[Start of SOURCE DATA]
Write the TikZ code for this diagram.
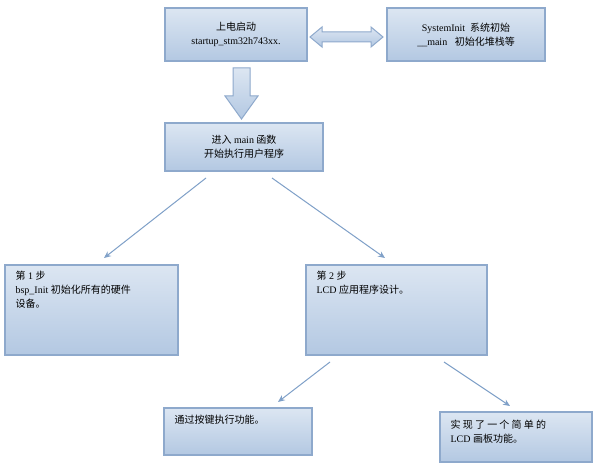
\documentclass[tikz,border=0pt]{standalone}
\usepackage{fontspec}
\setmainfont{Liberation Serif}
\newfontfamily\cjk{Noto Sans CJK SC}
\usetikzlibrary{shapes.arrows,arrows.meta}
\definecolor{bt}{HTML}{DCE6F2}
\definecolor{bb}{HTML}{B3C8E2}
\definecolor{bd}{HTML}{8EA9CC}
\definecolor{ln}{HTML}{7FA0C8}
\tikzset{
 bx/.style={draw=bd,line width=1.2pt,top color=bt,bottom color=bb,inner sep=0pt},
 tx/.style={font=\fontsize{10}{14}\selectfont,align=center},
 tl/.style={font=\fontsize{10}{14}\selectfont,align=left,anchor=north west},
 ar/.style={draw=ln,line width=1pt,-{Stealth[length=7pt,width=6pt]}},
 fat/.style={draw=bd,line width=1pt,top color=bt,bottom color=bb}
}
\begin{document}
\begin{tikzpicture}[x=1pt,y=-1pt]
\useasboundingbox[fill=white] (0,0) rectangle (600,465);
\path[bx] (165,8) rectangle (307,61) node[midway,tx] (n1) {\cjk 上电启动\\startup\_stm32h743xx.};
\path[bx] (387,8) rectangle (545,61) node[midway,tx] (n2) {SystemInit\ \ {\cjk 系统初始}\\\_\_main\ \ \ {\cjk 初始化堆栈等}};
\path[bx] (165,123) rectangle (323,171) node[midway,tx] (n3) {{\cjk 进入} main {\cjk 函数}\\{\cjk 开始执行用户程序}};
\path[bx] (5,265) rectangle (178,355);
\node[tl] (n4) at (12,268) {{\cjk 第} 1 {\cjk 步}\\bsp\_Init {\cjk 初始化所有的硬件}\\{\cjk 设备。}};
\path[bx] (306,265) rectangle (487,355);
\node[tl] (n5) at (313,268) {{\cjk 第} 2 {\cjk 步}\\LCD {\cjk 应用程序设计。}};
\path[bx] (164,408) rectangle (312,455);
\node[tl] (n6) at (171,412) {\cjk 通过按键执行功能。};
\path[bx] (440,412) rectangle (592,462);
\node[tl] (n7) at (447,416) {{\cjk 实 现 了 一 个 简 单 的}\\LCD {\cjk 画板功能。}};
% fat arrows
\path[fat] (310,37) -- (322,27) -- (322,32) -- (371,32) -- (371,27) -- (383,37) -- (371,47) -- (371,42) -- (322,42) -- (322,47) -- cycle;
\path[fat] (233,68) -- (250,68) -- (250,96) -- (258,96) -- (241.5,119) -- (225,96) -- (233,96) -- cycle;
\coordinate (a1) at (206,178); \coordinate (b1) at (104,258);
\coordinate (a2) at (272,178); \coordinate (b2) at (385,258);
\coordinate (a3) at (330,362); \coordinate (b3) at (278,402);
\coordinate (a4) at (444,362); \coordinate (b4) at (510,406);
\draw[ar] (a1) -- (b1);
\draw[ar] (a2) -- (b2);
\draw[ar] (a3) -- (b3);
\draw[ar] (a4) -- (b4);
\end{tikzpicture}
\end{document}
[End of SOURCE DATA]
GIVEN PROBLEM: Copy each line in full and exactly, omitting any picture.

THE REPLY:
Write the TikZ code for this diagram.
\documentclass[tikz,border=0pt]{standalone}
\usepackage{fontspec}
\setmainfont{Liberation Serif}
\newfontfamily\cjk{Noto Sans CJK SC}
\usetikzlibrary{shapes.arrows,arrows.meta}
\definecolor{bt}{HTML}{DCE6F2}
\definecolor{bb}{HTML}{B3C8E2}
\definecolor{bd}{HTML}{8EA9CC}
\definecolor{ln}{HTML}{7FA0C8}
\tikzset{
 bx/.style={draw=bd,line width=1.2pt,top color=bt,bottom color=bb,inner sep=0pt},
 tx/.style={font=\fontsize{10}{14}\selectfont,align=center},
 tl/.style={font=\fontsize{10}{14}\selectfont,align=left,anchor=north west},
 ar/.style={draw=ln,line width=1pt,-{Stealth[length=7pt,width=6pt]}},
 fat/.style={draw=bd,line width=1pt,top color=bt,bottom color=bb}
}
\begin{document}
\begin{tikzpicture}[x=1pt,y=-1pt]
\useasboundingbox[fill=white] (0,0) rectangle (600,465);
\path[bx] (165,8) rectangle (307,61) node[midway,tx] (n1) {\cjk 上电启动\\startup\_stm32h743xx.};
\path[bx] (387,8) rectangle (545,61) node[midway,tx] (n2) {SystemInit\ \ {\cjk 系统初始}\\\_\_main\ \ \ {\cjk 初始化堆栈等}};
\path[bx] (165,123) rectangle (323,171) node[midway,tx] (n3) {{\cjk 进入} main {\cjk 函数}\\{\cjk 开始执行用户程序}};
\path[bx] (5,265) rectangle (178,355);
\node[tl] (n4) at (12,268) {{\cjk 第} 1 {\cjk 步}\\bsp\_Init {\cjk 初始化所有的硬件}\\{\cjk 设备。}};
\path[bx] (306,265) rectangle (487,355);
\node[tl] (n5) at (313,268) {{\cjk 第} 2 {\cjk 步}\\LCD {\cjk 应用程序设计。}};
\path[bx] (164,408) rectangle (312,455);
\node[tl] (n6) at (171,412) {\cjk 通过按键执行功能。};
\path[bx] (440,412) rectangle (592,462);
\node[tl] (n7) at (447,416) {{\cjk 实 现 了 一 个 简 单 的}\\LCD {\cjk 画板功能。}};
% fat arrows
\path[fat] (310,37) -- (322,27) -- (322,32) -- (371,32) -- (371,27) -- (383,37) -- (371,47) -- (371,42) -- (322,42) -- (322,47) -- cycle;
\path[fat] (233,68) -- (250,68) -- (250,96) -- (258,96) -- (241.5,119) -- (225,96) -- (233,96) -- cycle;
\coordinate (a1) at (206,178); \coordinate (b1) at (104,258);
\coordinate (a2) at (272,178); \coordinate (b2) at (385,258);
\coordinate (a3) at (330,362); \coordinate (b3) at (278,402);
\coordinate (a4) at (444,362); \coordinate (b4) at (510,406);
\draw[ar] (a1) -- (b1);
\draw[ar] (a2) -- (b2);
\draw[ar] (a3) -- (b3);
\draw[ar] (a4) -- (b4);
\end{tikzpicture}
\end{document}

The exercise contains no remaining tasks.